I wanted to share this response with the list. I received two responses (which were basically the same) sent directly to me rather than the list, but I found them very helpful, so I wanted to make sure the info got into the list archives:

Tim,

Check for ZCO 5 and older 6 users. In Zimbra 7 you can move them to a COS that disables the ZCO. I think ZCO 5 was especially bad at hammering the LDAP replica server. That cleared up most of our issues with high load on the LDAP.

To further improve auto complete times we have also moved the galsync account and logger host to their own dedicated mailstore with no accounts on it. We did this for deployments with 50k or more users.

I'd bet that once you get ZCO 5 users to stop hammering you, you will see significantly better performance.

Also, here's a snippet from our support case with Zimbra on this a few months back

set_cachesize value for the db.

set_cachesize 0 424370176 0

Can we get it turned up to this?

set_cachesize 0 536870912 1

----------
And this:

I just discussed the issue with a senior QA engineer. Apparently, it is very likely with a large GAL that we can see non-stop requests for GAL sync which leads to very high CPU utilization of slapd. You may also want to set zimbraGalSyncMaxConcurrentClients.
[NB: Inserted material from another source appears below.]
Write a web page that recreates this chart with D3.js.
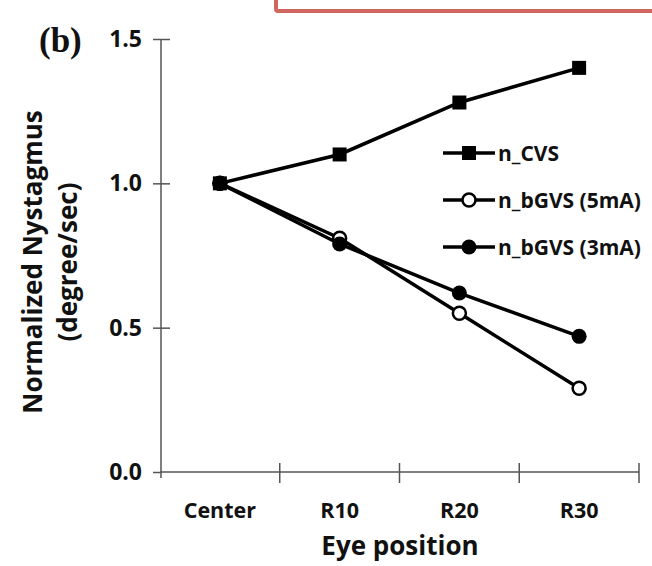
<!DOCTYPE html>
<head>
  <meta charset="utf-8">
  <script src="https://d3js.org/d3.v7.min.js"></script>
  <style>
    body { margin: 0; background: #fff; }
    .lbl { font-family: "Open Sans", sans-serif; font-weight: bold; fill: #111; }
    .axis path, .axis line { stroke: #555; stroke-width: 1.5; }
  </style>
</head>
<body>
<script>
  // data
  var positions = ["Center", "R10", "R20", "R30"];
  var cvs = [1.0, 1.10, 1.28, 1.40];
  var bgvs5 = [1.0, 0.81, 0.55, 0.29];
  var bgvs3 = [1.0, 0.79, 0.62, 0.47];
  var yTicks = [0, 0.5, 1.0, 1.5];

  var series = [
    {name: "n_CVS", values: cvs, shape: "square"},
    {name: "n_bGVS (5mA)", values: bgvs5, shape: "open"},
    {name: "n_bGVS (3mA)", values: bgvs3, shape: "filled"}
  ];

  var svg = d3.select("body").append("svg")
      .attr("width", 652)
      .attr("height", 566);

  // red frame peeking in from the top
  svg.append("rect")
      .attr("x", 276).attr("y", -20)
      .attr("width", 420).attr("height", 31)
      .attr("rx", 2)
      .attr("fill", "none")
      .attr("stroke", "#d06660")
      .attr("stroke-width", 4);

  svg.append("text")
      .attr("x", 39).attr("y", 52)
      .attr("font-family", "Liberation Serif, serif")
      .attr("font-weight", "bold")
      .attr("font-size", "35px")
      .attr("fill", "#111")
      .text("(b)");

  var x = d3.scaleBand().domain(positions).range([160, 639]);
  var y = d3.scaleLinear().domain([0, 1.5]).range([472, 39]);

  // y axis
  var yAxis = svg.append("g")
      .attr("class", "axis")
      .attr("transform", "translate(161,0)")
      .call(d3.axisLeft(y).tickValues(yTicks).tickFormat(d3.format(".1f")).tickSizeOuter(0));
  yAxis.select(".domain").attr("d", "M0," + y(1.5) + "V" + (y(0) + 6));
  yAxis.selectAll(".tick line").attr("x1", -8).attr("x2", function(d) { return d > 0 ? 9 : 0; });
  yAxis.selectAll(".tick text")
      .attr("class", "lbl")
      .attr("x", -19)
      .style("font-size", "23px")
      .attr("font-family", null);

  // x axis: labels centred in bands, ticks on the band edges
  var xAxis = svg.append("g")
      .attr("class", "axis")
      .attr("transform", "translate(0," + y(0) + ")")
      .call(d3.axisBottom(x).tickSize(0).tickSizeOuter(0));
  xAxis.select(".domain").attr("d", "M" + x.range()[0] + ",0H" + x.range()[1]);
  xAxis.selectAll(".tick text")
      .attr("class", "lbl")
      .attr("y", 31)
      .style("font-size", "21.5px")
      .attr("font-family", null);
  var edges = positions.map(function(p) { return x(p); }).slice(1).concat([x.range()[1]]);
  xAxis.selectAll(".edge")
      .data(edges)
    .enter().append("line")
      .attr("class", "edge")
      .attr("x1", function(d) { return d; })
      .attr("x2", function(d) { return d; })
      .attr("y1", -9).attr("y2", 11);

  svg.append("text")
      .attr("class", "lbl")
      .attr("x", 400).attr("y", 555)
      .attr("text-anchor", "middle")
      .style("font-size", "26px")
      .text("Eye position");

  svg.append("text")
      .attr("class", "lbl")
      .attr("transform", "translate(42,262) rotate(-90)")
      .attr("text-anchor", "middle")
      .style("font-size", "26px")
      .text("Normalized Nystagmus");
  svg.append("text")
      .attr("class", "lbl")
      .attr("transform", "translate(77,262) rotate(-90)")
      .attr("text-anchor", "middle")
      .style("font-size", "26px")
      .text("(degree/sec)");

  var cx = function(i) { return x(positions[i]) + x.bandwidth() / 2; };
  var line = d3.line()
      .x(function(d, i) { return cx(i); })
      .y(function(d) { return y(d); });

  function marker(g, shape, px, py) {
    if (shape === "square") {
      g.append("rect")
          .attr("x", px - 7).attr("y", py - 7)
          .attr("width", 14).attr("height", 14)
          .attr("fill", "#000");
    } else {
      g.append("circle")
          .attr("cx", px).attr("cy", py)
          .attr("r", shape === "open" ? 6.5 : 7.5)
          .attr("fill", shape === "open" ? "#fff" : "#000")
          .attr("stroke", "#000")
          .attr("stroke-width", shape === "open" ? 2.5 : 0);
    }
  }

  series.forEach(function(s) {
    var g = svg.append("g");
    g.append("path")
        .datum(s.values)
        .attr("d", line)
        .attr("fill", "none")
        .attr("stroke", "#000")
        .attr("stroke-width", 3.5);
    s.values.forEach(function(v, i) { marker(g, s.shape, cx(i), y(v)); });
  });

  // legend
  var legend = svg.append("g");
  series.forEach(function(s, i) {
    var ly = 153 + i * 47;
    legend.append("line")
        .attr("x1", 443).attr("x2", 495)
        .attr("y1", ly).attr("y2", ly)
        .attr("stroke", "#000").attr("stroke-width", 3.5);
    marker(legend, s.shape, 469, ly);
    legend.append("text")
        .attr("class", "lbl")
        .attr("x", 498).attr("y", ly)
        .attr("dy", "0.36em")
        .style("font-size", "21px")
        .text(s.name);
  });
</script>
</body>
zimbraGalSyncMaxConcurrentClients
   Maximum number of concurrent GAL sync requests allowed on the system /
   domain.

   type : integer
   value :
   callback :
   immutable : false
   cardinality : single
   requiredIn :
   optionalIn : domain,globalConfig
   flags : domainAdminModifiable,domainInherited
   defaults : 2
   min :
   max :
   id : 1154
   requiresRestart :
   since : 7.0.0
   deprecatedSince :

<Respondee's name withheld in case they prefer to keep a low profile>

From: "Tim Ross" <tross@calpoly.edu>
To: "zimbra-hied-admins" <zimbra-hied-admins@sfu.ca>
Sent: Tuesday, August 21, 2012 9:55:25 AM
Subject: Ldap replica high cpu issue

I have been working with Zimbra Support on this issue, but haven't dug up the root cause yet. I wanted to throw this out to the list to see if any of you may have experienced this or have some suggestions on what we might look at / settings to tweak.

We just upgraded from ZCS 6.0.14 NE to 7.2.0. The Monday after the upgrade users started reporting seeing "Server Slow to Respond" warnings (higher percentage of these were IE users). With a little looking around we found that our ldap replica server's cpu load had increased dramatically post-upgrade. Pre-upgrade we ran less than 1 (when checking "top"). Post-upgrade, we would run 5-7 with spikes up to 10 and 11. We created a Gal Sync account on the mailstores and that helped a little. We tweaked a couple other settings and those helped a minor amount also. We now run 3-4 with spikes up to 7-9 about once or twice a day during the heavy usage times. We have 8 cpus and 16 GB of RAM on the ldap replica server, so even with these loads, we wouldn't really expect users to be receiving slow server notices. We are running Red Hat 5, 64 bit. We have approximately 30,000 accounts, but closer to 2,000 moderate to heavy users. All our other servers show very low loads, including the master ldap server. All the slapd process threads are running 200-400% cpu (again in the top, cpu% column) most of the time.

We have gone through the Zimbra Large Deployment Performance Guide and made sure we followed the settings advice there as best we could. We installed Patch 1 for ZCS 7.2.0 and that didn't resolve this issue.

Any ideas or suggestions? Any info I left out that would be useful?

Thanks,

Tim Ross
Application Administrator
Enterprise Applications Group
Cal Poly State University, San Luis Obispo